While I believe that in my heart, I’ve never forgotten my Berkeley Zen teacher’s warning that practicing Buddhist and Judaism traditions simultaneously might slow my spiritual progress. Practically speaking, it can be very tiring to schlep from dharma talks to Torah discussions, from Vipassana sitting groups to Shabbat dinners—especially with kids in tow. By not “committing” fully to one or the other, am I fully deriving the spiritual benefits of either? As Lama Surya Das puts it, “Adding a little Buddhism to your life is good, no doubt. But I’m interested in a more transformative spirituality.”

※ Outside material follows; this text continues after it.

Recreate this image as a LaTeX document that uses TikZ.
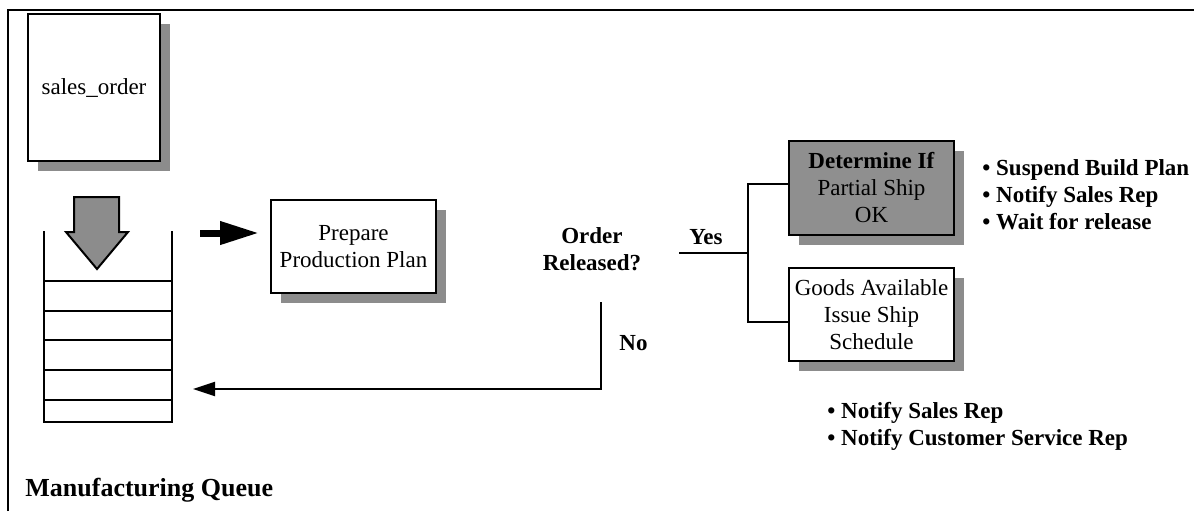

That’s the danger of the Jubu phenomenon. Since The Jew in the Lotus was published, “Jubu” has become a fashionable label. There are Jubu Passovers, Jubu discussion groups, Jubu websites. I read an article in a Jewish newspaper several years ago in which a Jubu columnist bewailed the fact that her Jubu friends were spending too much time in their Buddhist pursuits. She called them “BuBus.”
I asked Natalie Goldberg how she reacts when someone calls her a Jubu, and was surprised at the vehemence of her response.
“I hate it,” she says. “I think it’s very derogatory. It’s like calling someone a Jewish princess. I really take offense. It has no idea of where I’m coming from. I don’t call myself a Jewish Buddhist. I say I’m a Zen person and I’m also a Jew.”
Goldberg’s years of sitting with Katagiri Roshi in Minnesota awakened a desire to understand Judaism, learn Hebrew, travel to Israel and meet Hassidic Jews in Jerusalem, stories she tells in her book Long, Quiet Highway. Today, she feels a deep connection to her Jewish roots, celebrating Rosh Hashana and Yom Kippur. She leads “liberation” retreats about “Jews waking up to be Jews.”
“I’m very proud of being a Jew,” she says. “I practice Zen very hard. Judaism is just who I am.”
It’s who I am, too. Goldberg’s is the best answer I’ve found to the koan of why I simultaneously live in two traditions. Perhaps my life would be simpler if I practiced solely as a Buddhist or a Jew. But it’s not an option. As it is for Norman Fischer, it’s my karma to be both. The point of spiritual practice, anyway, isn’t to make it to the top of the mountain. It’s to savor the walk going up.